--- start of Data in this exercise ---

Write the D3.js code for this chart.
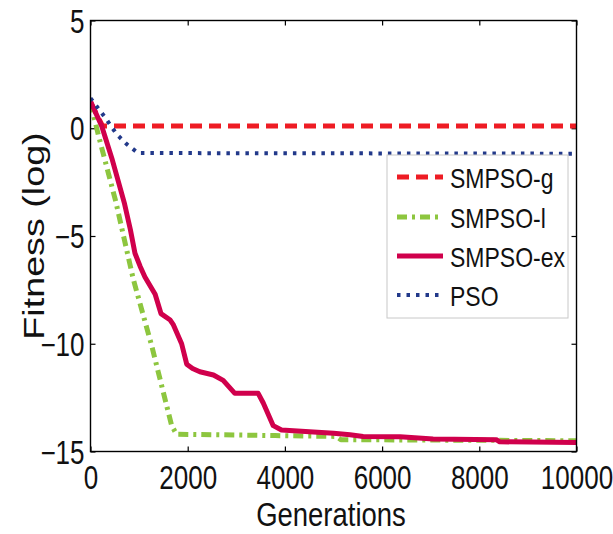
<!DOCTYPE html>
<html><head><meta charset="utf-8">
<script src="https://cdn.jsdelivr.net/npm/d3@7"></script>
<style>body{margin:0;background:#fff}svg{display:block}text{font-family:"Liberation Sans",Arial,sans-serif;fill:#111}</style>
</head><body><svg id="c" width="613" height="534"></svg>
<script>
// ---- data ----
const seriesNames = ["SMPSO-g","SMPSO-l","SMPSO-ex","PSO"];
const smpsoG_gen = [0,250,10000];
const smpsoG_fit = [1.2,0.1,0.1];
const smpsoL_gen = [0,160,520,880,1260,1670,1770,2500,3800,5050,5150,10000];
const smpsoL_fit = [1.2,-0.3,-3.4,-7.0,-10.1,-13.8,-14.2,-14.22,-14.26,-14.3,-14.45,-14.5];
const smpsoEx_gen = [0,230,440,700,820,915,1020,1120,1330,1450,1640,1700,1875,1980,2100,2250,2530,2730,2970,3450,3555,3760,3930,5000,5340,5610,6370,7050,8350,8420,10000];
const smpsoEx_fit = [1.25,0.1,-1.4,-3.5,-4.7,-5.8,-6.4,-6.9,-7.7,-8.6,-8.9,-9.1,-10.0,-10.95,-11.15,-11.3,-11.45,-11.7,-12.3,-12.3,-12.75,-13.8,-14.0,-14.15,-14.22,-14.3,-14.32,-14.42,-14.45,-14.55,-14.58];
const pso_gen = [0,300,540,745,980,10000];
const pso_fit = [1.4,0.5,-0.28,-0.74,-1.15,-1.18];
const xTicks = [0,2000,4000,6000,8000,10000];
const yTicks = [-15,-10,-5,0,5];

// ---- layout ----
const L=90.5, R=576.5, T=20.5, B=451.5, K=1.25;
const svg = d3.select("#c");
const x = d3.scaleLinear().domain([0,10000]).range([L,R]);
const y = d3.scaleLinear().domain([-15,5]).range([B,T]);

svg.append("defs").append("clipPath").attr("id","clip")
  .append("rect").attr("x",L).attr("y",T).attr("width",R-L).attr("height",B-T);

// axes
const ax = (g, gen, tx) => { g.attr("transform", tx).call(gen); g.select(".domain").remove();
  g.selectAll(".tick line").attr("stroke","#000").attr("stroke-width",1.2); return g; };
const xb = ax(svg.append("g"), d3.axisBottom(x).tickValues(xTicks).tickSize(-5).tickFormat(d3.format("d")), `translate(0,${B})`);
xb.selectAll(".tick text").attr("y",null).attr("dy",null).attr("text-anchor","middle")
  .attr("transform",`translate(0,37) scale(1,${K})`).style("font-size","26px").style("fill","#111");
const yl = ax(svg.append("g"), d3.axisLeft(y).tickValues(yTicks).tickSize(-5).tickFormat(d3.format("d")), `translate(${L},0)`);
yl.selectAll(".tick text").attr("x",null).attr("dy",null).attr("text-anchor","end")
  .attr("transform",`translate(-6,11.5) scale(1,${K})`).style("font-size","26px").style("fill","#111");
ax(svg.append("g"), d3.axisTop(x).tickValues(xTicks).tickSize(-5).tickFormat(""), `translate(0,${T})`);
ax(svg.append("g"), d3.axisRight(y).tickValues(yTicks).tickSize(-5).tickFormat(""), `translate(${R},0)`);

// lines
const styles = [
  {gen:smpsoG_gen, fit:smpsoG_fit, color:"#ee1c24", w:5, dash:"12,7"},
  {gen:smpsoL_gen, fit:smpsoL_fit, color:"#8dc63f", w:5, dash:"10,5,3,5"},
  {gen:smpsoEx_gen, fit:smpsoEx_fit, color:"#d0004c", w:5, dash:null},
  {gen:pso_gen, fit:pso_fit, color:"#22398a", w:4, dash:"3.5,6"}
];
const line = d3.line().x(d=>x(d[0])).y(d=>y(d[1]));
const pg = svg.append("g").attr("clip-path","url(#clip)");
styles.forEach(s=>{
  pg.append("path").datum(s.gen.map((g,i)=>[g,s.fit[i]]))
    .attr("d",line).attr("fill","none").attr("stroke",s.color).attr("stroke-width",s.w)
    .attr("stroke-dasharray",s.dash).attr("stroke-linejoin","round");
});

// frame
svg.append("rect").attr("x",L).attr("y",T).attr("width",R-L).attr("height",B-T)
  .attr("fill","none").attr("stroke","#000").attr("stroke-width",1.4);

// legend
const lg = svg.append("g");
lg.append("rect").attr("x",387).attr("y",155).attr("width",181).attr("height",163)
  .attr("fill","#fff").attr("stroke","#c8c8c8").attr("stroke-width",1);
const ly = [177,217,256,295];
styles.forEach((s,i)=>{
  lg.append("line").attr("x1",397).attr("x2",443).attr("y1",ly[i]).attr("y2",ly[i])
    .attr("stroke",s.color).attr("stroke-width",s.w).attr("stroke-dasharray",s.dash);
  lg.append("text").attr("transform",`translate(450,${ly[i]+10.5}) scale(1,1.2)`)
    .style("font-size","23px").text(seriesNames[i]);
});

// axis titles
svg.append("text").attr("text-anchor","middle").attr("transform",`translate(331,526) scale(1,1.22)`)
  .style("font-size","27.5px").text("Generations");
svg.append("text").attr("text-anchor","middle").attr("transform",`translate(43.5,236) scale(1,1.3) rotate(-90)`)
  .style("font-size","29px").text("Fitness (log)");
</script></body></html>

--- end of Data in this exercise ---
--- start of Data in this exercise ---

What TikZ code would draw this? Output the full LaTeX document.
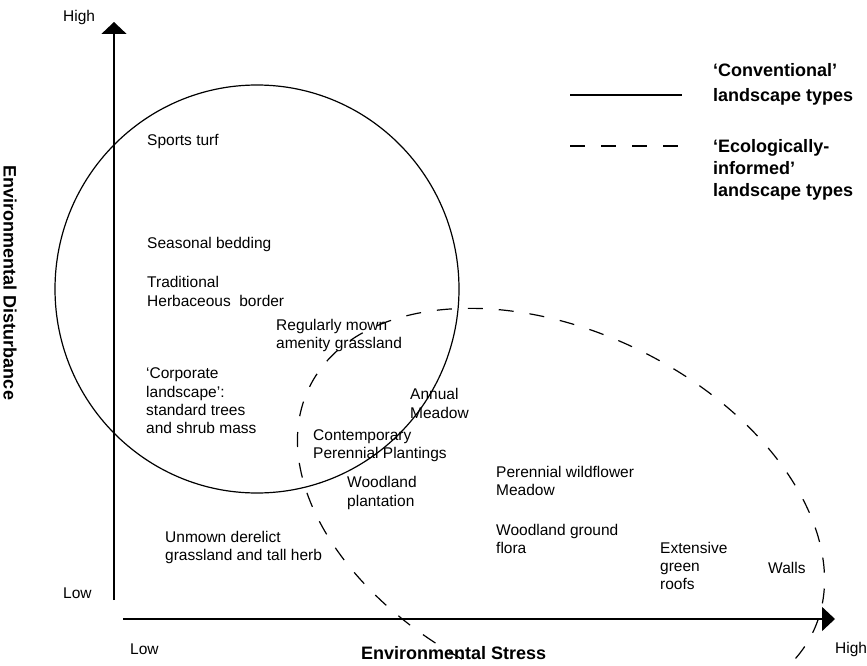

--- end of Data in this exercise ---

Skip all pictures. Retype exactly the span whose first line is the one with "Write the D3.js code for this chart." and whose last line is the one with "const y = d3.scaleLinear().domain([-15,5]).range([B,T]);".

* _Answer for the task_
Write the D3.js code for this chart.
<!DOCTYPE html>
<html><head><meta charset="utf-8">
<script src="https://cdn.jsdelivr.net/npm/d3@7"></script>
<style>body{margin:0;background:#fff}svg{display:block}text{font-family:"Liberation Sans",Arial,sans-serif;fill:#111}</style>
</head><body><svg id="c" width="613" height="534"></svg>
<script>
// ---- data ----
const seriesNames = ["SMPSO-g","SMPSO-l","SMPSO-ex","PSO"];
const smpsoG_gen = [0,250,10000];
const smpsoG_fit = [1.2,0.1,0.1];
const smpsoL_gen = [0,160,520,880,1260,1670,1770,2500,3800,5050,5150,10000];
const smpsoL_fit = [1.2,-0.3,-3.4,-7.0,-10.1,-13.8,-14.2,-14.22,-14.26,-14.3,-14.45,-14.5];
const smpsoEx_gen = [0,230,440,700,820,915,1020,1120,1330,1450,1640,1700,1875,1980,2100,2250,2530,2730,2970,3450,3555,3760,3930,5000,5340,5610,6370,7050,8350,8420,10000];
const smpsoEx_fit = [1.25,0.1,-1.4,-3.5,-4.7,-5.8,-6.4,-6.9,-7.7,-8.6,-8.9,-9.1,-10.0,-10.95,-11.15,-11.3,-11.45,-11.7,-12.3,-12.3,-12.75,-13.8,-14.0,-14.15,-14.22,-14.3,-14.32,-14.42,-14.45,-14.55,-14.58];
const pso_gen = [0,300,540,745,980,10000];
const pso_fit = [1.4,0.5,-0.28,-0.74,-1.15,-1.18];
const xTicks = [0,2000,4000,6000,8000,10000];
const yTicks = [-15,-10,-5,0,5];

// ---- layout ----
const L=90.5, R=576.5, T=20.5, B=451.5, K=1.25;
const svg = d3.select("#c");
const x = d3.scaleLinear().domain([0,10000]).range([L,R]);
const y = d3.scaleLinear().domain([-15,5]).range([B,T]);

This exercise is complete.